The film begins with the narrator floating face down in a swimming pool, dead.  He begins to explain how he got into this predicament.  He is Joe Gillis, who tries to write screenplays but is not successful.  He makes the acquaintance of Miss Desmond, who hires him as a script doctor on her comeback screenplay, Salome.  She convinces him to come live with her in her decaying mansion filled with the tattered ruins of her career. Gillis comes to find she is deluded in thinking she can resuscitate her career.  Her script for a new SALOME is awful.  She is also deluded into thinking he might be interested in her romantically, when he discovers he is the only guest at a party she’s thrown.

The more time Joe spends with her in her mansion, the more he comes to see that she has “slipped the slivery bonds”.  She watches prints of her old films screened by Max.  One of the benefits of using Swanson was that Von Stroheim, who played Max the valet and her former husband, had directed the film Kennedy Sr. produced and was, in fact, fired by Kennedy from the production.
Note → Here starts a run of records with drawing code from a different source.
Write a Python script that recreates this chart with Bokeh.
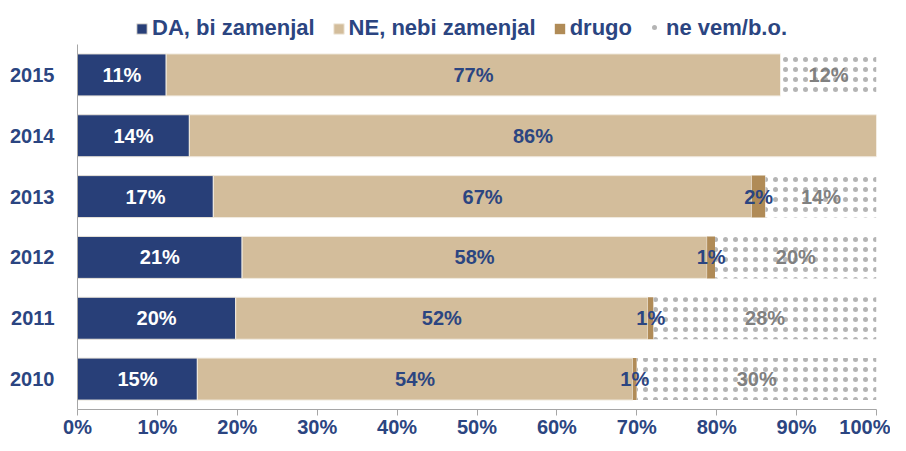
from bokeh.plotting import figure
from bokeh.layouts import column
from bokeh.models import FactorRange, Range1d, Legend, LegendItem, PrintfTickFormatter, FixedTicker
from bokeh.core.properties import value
from bokeh.embed import file_html
from bokeh.resources import INLINE

years = ["2010", "2011", "2012", "2013", "2014", "2015"]
da = [15.0, 19.8, 20.6, 17.0, 14.0, 11.1]
ne = [54.5, 51.6, 58.2, 67.4, 86.0, 76.9]
drugo = [0.5, 0.7, 1.0, 1.7, 0.0, 0.0]
nevem = [30.0, 27.9, 20.2, 13.9, 0.0, 12.0]

da_lbl = ["15%", "20%", "21%", "17%", "14%", "11%"]
ne_lbl = ["54%", "52%", "58%", "67%", "86%", "77%"]
drugo_lbl = ["1%", "1%", "1%", "2%", "", ""]
nevem_lbl = ["30%", "28%", "20%", "14%", "", "12%"]

series_names = ["DA, bi zamenjal", "NE, nebi zamenjal", "drugo", "ne vem/b.o."]
x_ticks = [0, 10, 20, 30, 40, 50, 60, 70, 80, 90, 100]

NAVY = "#283F78"
TXT = "#2B4581"
TAN = "#D3BD9B"
BROWN = "#B08B57"
GRAY = "#808080"
FONT = "Liberation Sans"

styles = [
    dict(fill_color=NAVY, line_color="#E9E4DA", line_width=1),
    dict(fill_color=TAN, line_color="#F1EBE0", line_width=1),
    dict(fill_color=BROWN, line_color=None),
    dict(fill_color="white", line_color=None, hatch_pattern="dot", hatch_color="#B4B4B4",
         hatch_scale=10, hatch_weight=0.5),
]

p = figure(width=890, height=407, y_range=FactorRange(factors=years),
           x_range=Range1d(0, 100), output_backend="svg", toolbar_location=None,
           min_border_left=77, min_border_right=14, min_border_top=0, min_border_bottom=42)
p.outline_line_color = None
p.xgrid.grid_line_color = None
p.ygrid.grid_line_color = None

# cumulative positions
l1 = [0.0] * 6
r1 = [a for a in da]
r2 = [a + b for a, b in zip(r1, ne)]
r3 = [a + b for a, b in zip(r2, drugo)]
r4 = [a + b for a, b in zip(r3, nevem)]

H = 0.69
p.hbar(y=years, left=l1, right=r1, height=H, **styles[0])
p.hbar(y=years, left=r1, right=r2, height=H, **styles[1])
p.hbar(y=years, left=r2, right=r3, height=H, **styles[2])
p.hbar(y=years, left=r3, right=r4, height=H, **styles[3])

def centers(a, b):
    return [(x + y) / 2 for x, y in zip(a, b)]

common = dict(text_align="center", text_baseline="middle", text_font=value(FONT),
              text_font_style="bold", text_font_size="20px")
p.text(x=centers(l1, r1), y=years, text=da_lbl, text_color="white", **common)
p.text(x=centers(r1, r2), y=years, text=ne_lbl, text_color=TXT, **common)
p.text(x=centers(r2, r3), y=years, text=drugo_lbl, text_color=TXT, **common)
p.text(x=centers(r3, r4), y=years, text=nevem_lbl, text_color=GRAY, **common)

# axes
p.xaxis.ticker = FixedTicker(ticks=x_ticks)
p.xaxis.formatter = PrintfTickFormatter(format="%d%%")
p.xaxis.major_tick_out = 6
p.xaxis.major_tick_in = 0
p.xaxis.minor_tick_line_color = None
p.xaxis.axis_line_color = "#A6A6A6"
p.xaxis.major_tick_line_color = "#A6A6A6"
p.xaxis.major_label_text_font = FONT
p.xaxis.major_label_text_font_style = "bold"
p.xaxis.major_label_text_font_size = "20px"
p.xaxis.major_label_text_color = TXT
p.xaxis.major_label_standoff = 0

p.yaxis.major_tick_line_color = None
p.yaxis.minor_tick_line_color = None
p.yaxis.axis_line_color = "#A6A6A6"
p.yaxis.major_label_text_font = FONT
p.yaxis.major_label_text_font_style = "bold"
p.yaxis.major_label_text_font_size = "20px"
p.yaxis.major_label_text_color = TXT
p.yaxis.major_label_standoff = 17

# legend strip above the chart (swatch renderers sit outside the visible range)
pl = figure(width=890, height=44, x_range=Range1d(0, 1), y_range=Range1d(0, 1),
            output_backend="svg", toolbar_location=None, min_border=0,
            x_axis_location=None, y_axis_location=None)
pl.grid.grid_line_color = None
pl.outline_line_color = None
lr = [pl.hbar(y=[-10], left=[0], right=[1], height=1, **st) for st in styles]

legend = Legend(items=[LegendItem(label=n, renderers=[r]) for n, r in zip(series_names, lr)],
                orientation="horizontal", location=(58, 3),
                label_text_font=FONT, label_text_font_style="bold",
                label_text_font_size="22px", label_text_color=TXT,
                glyph_width=13, glyph_height=13, label_standoff=4, spacing=17,
                padding=0, margin=0, border_line_color=None, background_fill_alpha=0)
pl.add_layout(legend)

layout = column(pl, p, spacing=0)
open("out.html", "w").write(file_html(layout, INLINE))
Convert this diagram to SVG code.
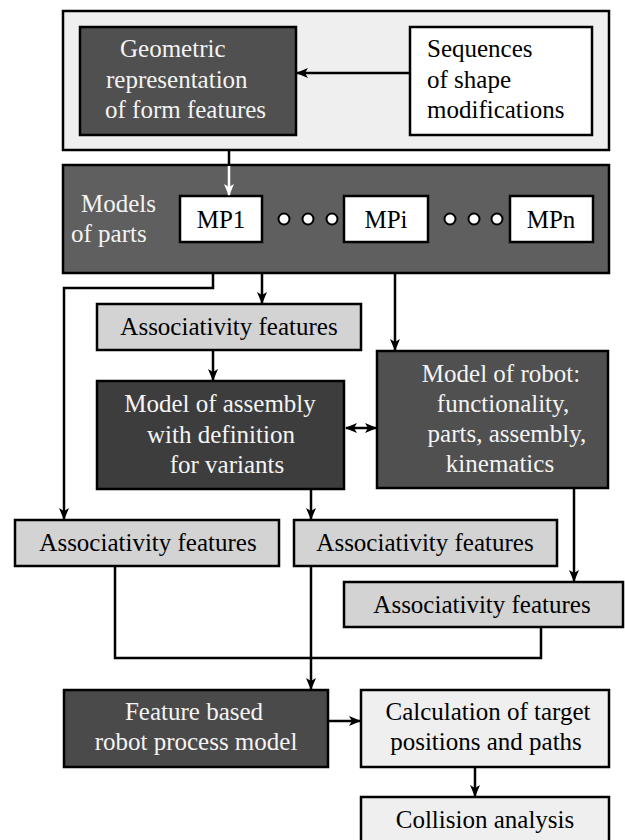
<svg xmlns="http://www.w3.org/2000/svg" width="625" height="840" viewBox="0 0 625 840">
<style>
  rect { stroke: #000; stroke-width: 2.5; }
  text { font-family: "Liberation Serif", "DejaVu Serif", "Noto Serif", "Times New Roman", serif; font-size: 25px; }
  .lt { fill: #000; }
  .wt { fill: #f4f4f4; }
  .c { text-anchor: middle; }
  .ln { fill: none; stroke: #000; stroke-width: 2.5; }
  .wln { fill: none; stroke: #fff; stroke-width: 2.5; }
  .light { fill: #efefef; }
  .assoc { fill: #d3d3d3; }
  .white { fill: #fff; }
</style>
<defs>
  <marker id="ah" viewBox="0 0 12 10" refX="11" refY="5" markerWidth="12" markerHeight="10" markerUnits="userSpaceOnUse" orient="auto-start-reverse">
    <path d="M0,0 L12,5 L0,10 L3,5 z" fill="#000"/>
  </marker>
  <marker id="ahw" viewBox="0 0 12 10" refX="11" refY="5" markerWidth="12" markerHeight="10" markerUnits="userSpaceOnUse" orient="auto">
    <path d="M0,0 L12,5 L0,10 L3,5 z" fill="#fff"/>
  </marker>
</defs>

<g id="top-container">
  <rect x="63" y="11" width="546" height="139" class="light"/>
</g>
<g id="geometric">
  <rect x="80" y="27" width="216" height="108" fill="#505050"/>
  <text class="wt" x="120" y="57" font-family="Liberation Serif">Geometric</text>
  <text class="wt" x="106" y="88" font-family="Liberation Serif">representation</text>
  <text class="wt" x="105" y="118" font-family="Liberation Serif">of form features</text>
</g>
<g id="sequences">
  <rect x="410" y="27" width="182" height="108" class="white"/>
  <text class="lt" x="427" y="57">Sequences</text>
  <text class="lt" x="427" y="88">of shape</text>
  <text class="lt" x="427" y="118">modifications</text>
</g>

<g id="models-container">
  <rect x="63" y="165" width="546" height="108" fill="#5f5f5f"/>
  <text class="wt" x="81" y="212">Models</text>
  <text class="wt" x="71" y="242">of parts</text>
</g>
<g id="mp1">
  <rect x="180" y="196" width="82" height="46" class="white"/>
  <text class="lt c" x="221" y="228">MP1</text>
</g>
<g id="dots1" fill="#fff" stroke="#000" stroke-width="2">
  <circle cx="284" cy="219" r="5.5"/>
  <circle cx="308" cy="219" r="5.5"/>
  <circle cx="332" cy="219" r="5.5"/>
</g>
<g id="mpi">
  <rect x="344" y="196" width="84" height="46" class="white"/>
  <text class="lt c" x="386" y="228">MPi</text>
</g>
<g id="dots2" fill="#fff" stroke="#000" stroke-width="2">
  <circle cx="450" cy="219" r="5.5"/>
  <circle cx="474" cy="219" r="5.5"/>
  <circle cx="497" cy="219" r="5.5"/>
</g>
<g id="mpn">
  <rect x="510" y="196" width="83" height="46" class="white"/>
  <text class="lt c" x="551" y="228">MPn</text>
</g>

<g id="assoc1">
  <rect x="97" y="304" width="264" height="46" class="assoc"/>
  <text class="lt c" x="229" y="335">Associativity features</text>
</g>
<g id="assembly">
  <rect x="97" y="381" width="247" height="108" fill="#3d3d3d"/>
  <text class="wt c" x="220" y="412">Model of assembly</text>
  <text class="wt c" x="221" y="443">with definition</text>
  <text class="wt c" x="227" y="473">for variants</text>
</g>
<g id="robot">
  <rect x="377" y="351" width="231" height="137" fill="#505050"/>
  <text class="wt c" x="501" y="382">Model of robot:</text>
  <text class="wt c" x="503" y="412">functionality,</text>
  <text class="wt c" x="507" y="442">parts, assembly,</text>
  <text class="wt c" x="500" y="472">kinematics</text>
</g>
<g id="assoc2">
  <rect x="15" y="520" width="264" height="46" class="assoc"/>
  <text class="lt c" x="148" y="551">Associativity features</text>
</g>
<g id="assoc3">
  <rect x="294" y="520" width="263" height="46" class="assoc"/>
  <text class="lt c" x="425" y="551">Associativity features</text>
</g>
<g id="assoc4">
  <rect x="344" y="582" width="279" height="45" class="assoc"/>
  <text class="lt c" x="482" y="613">Associativity features</text>
</g>
<g id="feature">
  <rect x="64" y="690" width="264" height="77" fill="#4a4a4a"/>
  <text class="wt c" x="194" y="720">Feature based</text>
  <text class="wt c" x="196" y="750">robot process model</text>
</g>
<g id="calculation">
  <rect x="361" y="690" width="248" height="77" class="light"/>
  <text class="lt c" x="488" y="720">Calculation of target</text>
  <text class="lt c" x="486" y="750">positions and paths</text>
</g>
<g id="collision">
  <rect x="361" y="797" width="248" height="60" class="light"/>
  <text class="lt c" x="485" y="828">Collision analysis</text>
</g>

<g id="connectors">
  <line class="ln" x1="410" y1="73" x2="297" y2="73" marker-end="url(#ah)"/>
  <line class="ln" x1="229" y1="150" x2="229" y2="165"/>
  <line class="wln" x1="229" y1="166" x2="229" y2="195" marker-end="url(#ahw)"/>
  <polyline class="ln" points="213,273 213,288 64,288 64,519" marker-end="url(#ah)"/>
  <line class="ln" x1="262" y1="273" x2="262" y2="303" marker-end="url(#ah)"/>
  <line class="ln" x1="395" y1="273" x2="395" y2="350" marker-end="url(#ah)"/>
  <line class="ln" x1="213" y1="350" x2="213" y2="380" marker-end="url(#ah)"/>
  <line class="ln" x1="346" y1="428" x2="376" y2="428" marker-start="url(#ah)" marker-end="url(#ah)"/>
  <line class="ln" x1="311" y1="489" x2="311" y2="519" marker-end="url(#ah)"/>
  <line class="ln" x1="574" y1="488" x2="574" y2="581" marker-end="url(#ah)"/>
  <polyline class="ln" points="115,566 115,658 541,658 541,627"/>
  <line class="ln" x1="311" y1="566" x2="311" y2="689" marker-end="url(#ah)"/>
  <line class="ln" x1="328" y1="721" x2="360" y2="721" marker-end="url(#ah)"/>
  <line class="ln" x1="475" y1="767" x2="475" y2="796" marker-end="url(#ah)"/>
</g>
</svg>
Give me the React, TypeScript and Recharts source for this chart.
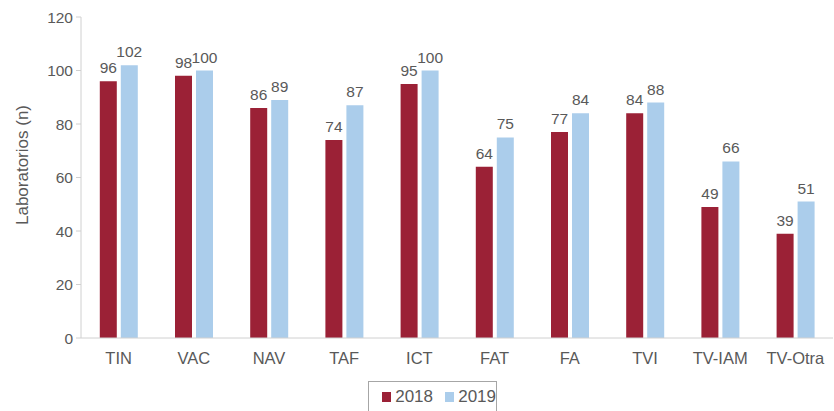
import React from "react";
import { BarChart, Bar, XAxis, YAxis, LabelList, Legend } from "recharts";

const categories = ["TIN", "VAC", "NAV", "TAF", "ICT", "FAT", "FA", "TVI", "TV-IAM", "TV-Otra"];
const values2018 = [96, 98, 86, 74, 95, 64, 77, 84, 49, 39];
const values2019 = [102, 100, 89, 87, 100, 75, 84, 88, 66, 51];
const yTicks = [0, 20, 40, 60, 80, 100, 120];

const data = categories.map((c, i) => ({ name: c, y2018: values2018[i], y2019: values2019[i] }));

const RED = "#9b2136";
const BLUE = "#abcdeb";
const TEXT = "#595959";
const FONT = "'Liberation Sans', Arial, Helvetica, sans-serif";

const LegendBox = () => (
  <div style={{ position: "relative", height: 30 }}>
    <div
      style={{
        position: "absolute",
        left: 368,
        top: 0,
        width: 127,
        height: 30,
        borderTop: "1px solid #a6a6a6",
        borderLeft: "1px solid #a6a6a6",
        borderRight: "1px solid #a6a6a6",
        boxSizing: "content-box",
        display: "flex",
        alignItems: "center",
        fontFamily: FONT,
        fontSize: 17,
        color: TEXT,
      }}
    >
      <span style={{ width: 10, height: 10, background: RED, display: "inline-block", marginLeft: 13, marginRight: 4 }} />
      <span style={{ marginRight: 12 }}>2018</span>
      <span style={{ width: 10, height: 10, background: BLUE, display: "inline-block", marginRight: 4 }} />
      <span>2019</span>
    </div>
  </div>
);

const YLabel = () => (
  <text
    x={22}
    y={165}
    transform="rotate(-90 22 165)"
    textAnchor="middle"
    dominantBaseline="central"
    fill={TEXT}
    fontSize={17}
    fontFamily={FONT}
  >
    Laboratorios (n)
  </text>
);

export default function App() {
  return (
    <div style={{ position: "absolute", left: 0, top: 0, width: 834, height: 411, background: "#fff" }}>
      <BarChart
        width={834}
        height={411}
        data={data}
        margin={{ top: 17, right: 1, bottom: 0, left: 0 }}
        barCategoryGap="25%"
        barGap={4}
      >
        <XAxis
          dataKey="name"
          tickLine={false}
          axisLine={{ stroke: "#d0d0d0" }}
          tick={{ fill: TEXT, fontSize: 16.5, fontFamily: FONT }}
          tickMargin={8}
          height={43}
          interval={0}
        />
        <YAxis
          domain={[0, 120]}
          ticks={yTicks}
          width={81}
          axisLine={{ stroke: "#d0d0d0" }}
          tickLine={{ stroke: "#d0d0d0" }}
          tickSize={5}
          tickMargin={3}
          tick={{ fill: TEXT, fontSize: 15.5, fontFamily: FONT }}
          label={<YLabel />}
        />
        <Legend verticalAlign="bottom" content={<LegendBox />} wrapperStyle={{ bottom: 0, left: 0, width: 834 }} />
        <Bar dataKey="y2018" name="2018" fill={RED} isAnimationActive={false}>
          <LabelList dataKey="y2018" position="top" offset={8} style={{ fill: TEXT, fontSize: 15.5, fontFamily: FONT }} />
        </Bar>
        <Bar dataKey="y2019" name="2019" fill={BLUE} isAnimationActive={false}>
          <LabelList dataKey="y2019" position="top" offset={8} style={{ fill: TEXT, fontSize: 15.5, fontFamily: FONT }} />
        </Bar>
      </BarChart>
    </div>
  );
}
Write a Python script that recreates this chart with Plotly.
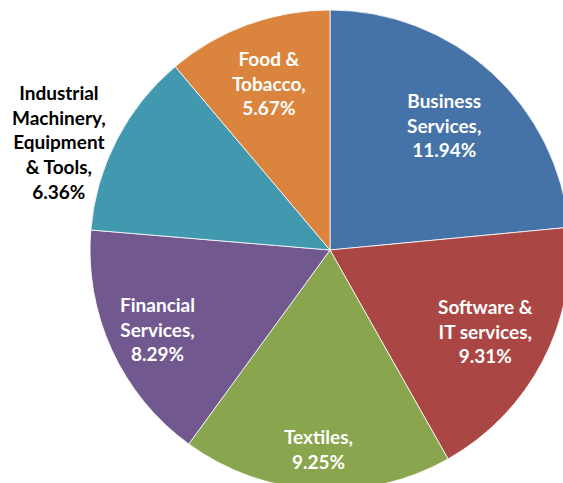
import math
import plotly.graph_objects as go

# Sector shares of the total (percent)
sectors = [
    "Business<br>Services",
    "Software &<br>IT services",
    "Textiles",
    "Financial<br>Services",
    "Industrial<br>Machinery,<br>Equipment<br>& Tools",
    "Food &<br>Tobacco",
]
shares = [11.94, 9.31, 9.25, 8.29, 6.36, 5.67]
colors = ["#4572A7", "#AA4643", "#89A54E", "#71588F", "#4198AF", "#DB843D"]
# data label placement: radius as a fraction of the pie radius, and a
# small angular nudge (degrees) from the slice's mid-angle
label_radius = [0.705, 0.73, 0.83, 0.79, 1.215, 0.74]
label_nudge = [0, 0, 0, 0, -5.6, 0]
label_colors = ["white", "white", "white", "white", "black", "white"]

W, H = 570, 490
R = 240
cx, cy = 330, 250

fig = go.Figure(
    go.Pie(
        labels=sectors,
        values=shares,
        sort=False,
        direction="clockwise",
        rotation=0,
        marker=dict(colors=colors, line=dict(color="white", width=0.8)),
        textinfo="none",
        domain=dict(x=[(cx - R) / W, (cx + R) / W], y=[1 - (cy + R) / H, 1 - (cy - R) / H]),
        showlegend=False,
        hoverinfo="skip",
    )
)

# Data labels placed along each slice's mid-angle (clockwise from 12 o'clock)
total = sum(shares)
start = 0.0
for name, val, frac, nudge, col in zip(sectors, shares, label_radius, label_nudge, label_colors):
    span = 360.0 * val / total
    mid = math.radians(start + span / 2 + nudge)
    start += span
    px = cx + frac * R * math.sin(mid)
    py = cy - frac * R * math.cos(mid)
    fig.add_annotation(
        x=px / W,
        y=1 - py / H,
        xref="paper",
        yref="paper",
        text=f"{name},<br>{val:.2f}%",
        showarrow=False,
        xanchor="center",
        yanchor="middle",
        align="center",
        font=dict(family="Lato", size=19, color=col, weight="bold"),
    )

fig.update_layout(
    width=W,
    height=H,
    margin=dict(l=0, r=0, t=0, b=0),
    paper_bgcolor="white",
    plot_bgcolor="white",
)

fig.write_html("out.html", post_script="document.body.style.overflow='hidden';")
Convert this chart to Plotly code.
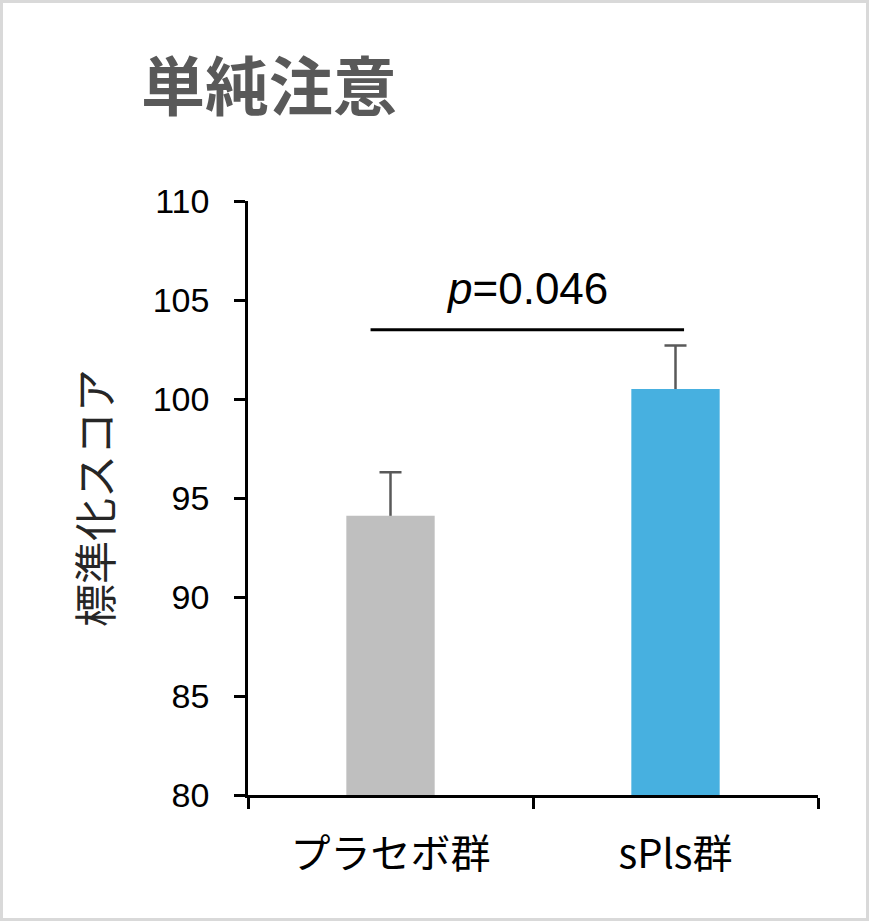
import plotly.graph_objects as go

# Data
groups = ["プラセボ群", "sPls群"]
means = [94.1, 100.5]
err = [2.2, 2.2]
bar_colors = ["#BFBFBF", "#47B0E0"]
y_ticks = [80, 85, 90, 95, 100, 105, 110]
sig_x = [-0.07, 1.03]
sig_y = 103.5
p_label = "<i>p</i>=0.046"

W, H = 869, 921
M = dict(l=248, r=51, t=201, b=126)

fig = go.Figure()
# error bars on an invisible copy, so the real bars drawn after hide the lower half
fig.add_trace(go.Bar(
    x=groups, y=means, width=0.31,
    marker=dict(color="rgba(0,0,0,0)", line=dict(width=0)),
    error_y=dict(type="data", array=err, color="#595959", thickness=2.5, width=11),
    showlegend=False, hoverinfo="skip",
))
fig.add_trace(go.Bar(
    x=groups, y=means, width=0.31,
    marker=dict(color=bar_colors, line=dict(width=0)),
    showlegend=False,
))

# significance bracket
fig.add_shape(type="line", xref="x", yref="y", x0=sig_x[0], x1=sig_x[1], y0=sig_y, y1=sig_y,
              line=dict(color="black", width=3))
fig.add_annotation(x=sum(sig_x) / 2, y=sig_y, xref="x", yref="y", text=p_label, showarrow=False,
                   yanchor="bottom", yshift=15, font=dict(family="Liberation Sans", size=44, color="black"))

# light grey frame round the picture
pw = W - M["l"] - M["r"]
ph = H - M["t"] - M["b"]
fig.add_shape(type="rect", xref="paper", yref="paper", layer="below",
              x0=-(M["l"] - 1.5) / pw, x1=1 + (M["r"] - 1.5) / pw,
              y0=-(M["b"] - 1.5) / ph, y1=1 + (M["t"] - 1.5) / ph,
              line=dict(color="#D9D9D9", width=3))

fig.update_layout(
    width=W, height=H, margin=M, barmode="overlay",
    plot_bgcolor="white", paper_bgcolor="white",
    title=dict(text="<b>単純注意</b>", xref="container", yref="container",
               x=141 / W, xanchor="left", y=1 - 88 / H, yanchor="middle",
               font=dict(family="Noto Sans CJK JP", size=64, color="#595959")),
    xaxis=dict(range=[-0.5, 1.5], showline=True, linecolor="black", linewidth=2.5,
               ticks="outside", tickson="boundaries", ticklen=11, tickwidth=2.5, tickcolor="black",
               tickfont=dict(family="Noto Sans CJK JP", size=40, color="black"),
               ticklabelstandoff=22,
               showgrid=False, zeroline=False),
    yaxis=dict(range=[80, 110], tickvals=y_ticks, showline=True, linecolor="black", linewidth=2.5,
               ticks="outside", ticklen=11, tickwidth=2.5, tickcolor="black",
               tickfont=dict(family="Liberation Sans", size=34, color="black"),
               ticklabelstandoff=18,
               title=dict(text="標準化スコア", standoff=27,
                          font=dict(family="Noto Sans CJK JP", size=43, color="#262626")),
               showgrid=False, zeroline=False),
)

# drop the default page margin so the figure sits at the window's corner
fig.write_html("out.html", config={"displayModeBar": False},
               post_script="document.body.style.margin='0';")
Norma delivers a draft of the script to her former director, DeMille, who indulges her because of their shared history. She has been putting off a studio executive, thinking he is calling about her project.  When she finally takes his call she finds he is simply trying to rent her unusual Italian limousine for a film.

Joe meets and falls in love with the girlfriend of a friend.  They begin to collaborate in more ways than one.  When Norma finds a screenplay with both of their by-lines on it, she loses control and goes on a rampage.  Joe finally tells her the truth about everything and starts to walk out on her. Norma shoots him three times, sending him sprawling into the swimming pool where we met him.

Mae West supposedly turned the role of Norma Desmond down.  Wilder claims Mary Pickford did as well. It almost went to Pola Negri. And, as Cameron Crowe writes in his book, “Almost fifty years later, there are few stars as famous as Wilder’s fictional one”.